I now work almost full-time for Palestine. That is, for One Democratic State in Palestine. I read and write about it, visied Palestine and Israel twice for altogether 7 weeks in November 2013 and
November 2015, and am Director of the small NGO ODS in Palestine
(England) Ltd, a Company Limited by Guarantee in England with about 2 dozen members. This seems the only solution for all of historic, un-partitioned Palestine that is consistent with ALL the
rights of ALL Palestinians. They are divided into those in Israel with third-class Israeli citizenship, those in the West Bank and Gaza, and those - a bit over half the total of 12 million +
living in exile, in the shatat, i.e. outside of Palestine. For each group it is different rights that are systematically violated, and each group has different priorities and urgencies. But ODS
provides a unifying vision, rather than a piecemeal defence of rights. It can inspire the way 'One Man, One Vote' inspired for South Africans and universal suffrage for women. As an idea it has a
100-year history: It was what the Palestinians always argued for under the British Mandate, and what they argued for until the idea's betrayal by the PLO in the mid-1970s. Our NGO seeks to
support in any way possible those Palestinians and Jewish Israelis - i.e. the citizens of the future state - who support this vision. Part of the work is to describe and argue for the idea in the
West.
29 OCTOBER 2023 Gaza Battle
The press where I live - Zürich, Switzerland - has failed both professionally and morally since 7 October 2023. The NZZ, the Tages-Anzeiger, the Weltwoche, 20 Minuten are all HASBARA organs whose coverage is one-sided and is based on the unstated premise that a Jewish-Israeli life is worth (much) more than a Palestinian-Arab life. Disgusting. They apply a double standard in judging the actions of Hamas and the actions of the colonial-apartheid state in effect ruling Gaza, namely Israel. Unfortunately the two rather 'left' papers - Republik and the WochenZeitung - are only marginally better. As Daniel Binswanger, editor of Republik, titled his main article: 'We are all Israelis.' This is repulsive.

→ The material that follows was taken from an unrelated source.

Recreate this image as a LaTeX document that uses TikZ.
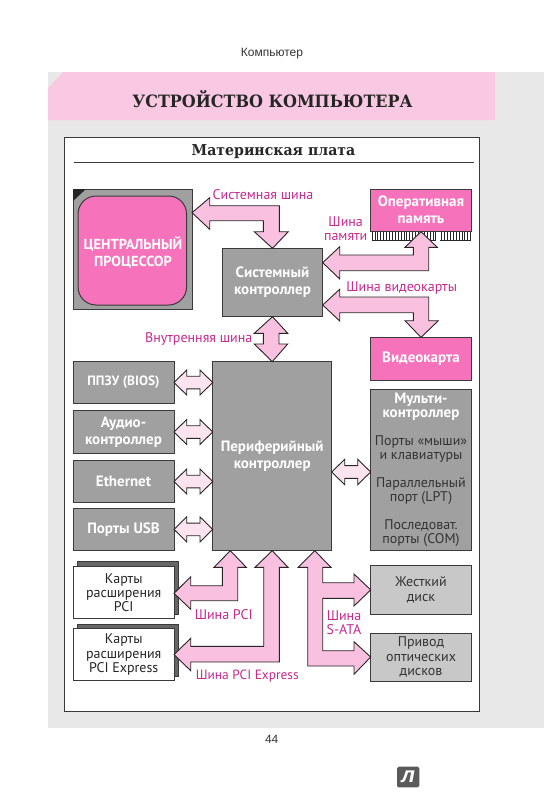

Example 1: Tages-Anzeiger published a list of 17 books (10 non-fiction, 7 'Belletristik') to help people understand the background to Gaza 2023. Guess how many Palestinian authors there were? One and a half, both not non-fiction: 1) Ghassan Kanafani's 83-page novella of 1969, Return to Haifa. That author was murdered by Mossad in 1972. 2) Samir El Youssef, who collaborated with Etgar Keret for a book of short stories. And these 'culture' editors call themselves journalists. Ridiculous.
Example 2: Big articles when Yocheved Lifschitz, the 85-year-old Israeli hostage released by Hamas, talked to the press. The things she said about 'going through hell' and the tunnels' being 'like a spiderweb' were duly recorded, but not her clear statement that she was in all respects treated very well by her captors. And no mention of how she turned and thanked and shook the hand of a Hamas soldier behind her before being led away by her daughter. Any sacrifice of journalistic and human integrity for the sake of HASBARA.
Example 3: The NZZ's Oliver Camenzind 'reported' on the demonstration/march in Zürich on Sat. 28 October. I was there. I saw and heard nothing remotely anti-semitic. The article claimed anti-semitic stuff was chanted, with no proof. That claim dominated the article, which means: even if there were two people who said something anti-semitic, or carried such a banner, focussing on that is a distortion. And of course the definition of 'anti-semitism' used is the absurd, morally dastardly one of equating anti-Israel with anti-Jew.
For me NZZ, Tagi, Weltwoche, WoZ and Republik are Zionist rags most likely unreliable on other topics. On this topic, they are both immoral and uninformed.
28 OCTOBER 2023 Gaza Battle
I stand unequivocally on the side of the Palestinian people in their fight against the colonial, apartheid state of Israel. Congratulations to this group who in its 'Statement of Solidarity with
Palestine' on 13 October wrote, "The Feminist Library stands unequivocally with the Palestinian people in their long-enduring resistance to settler colonialism,
apartheid, and occupation." Yes, with no ifs and buts.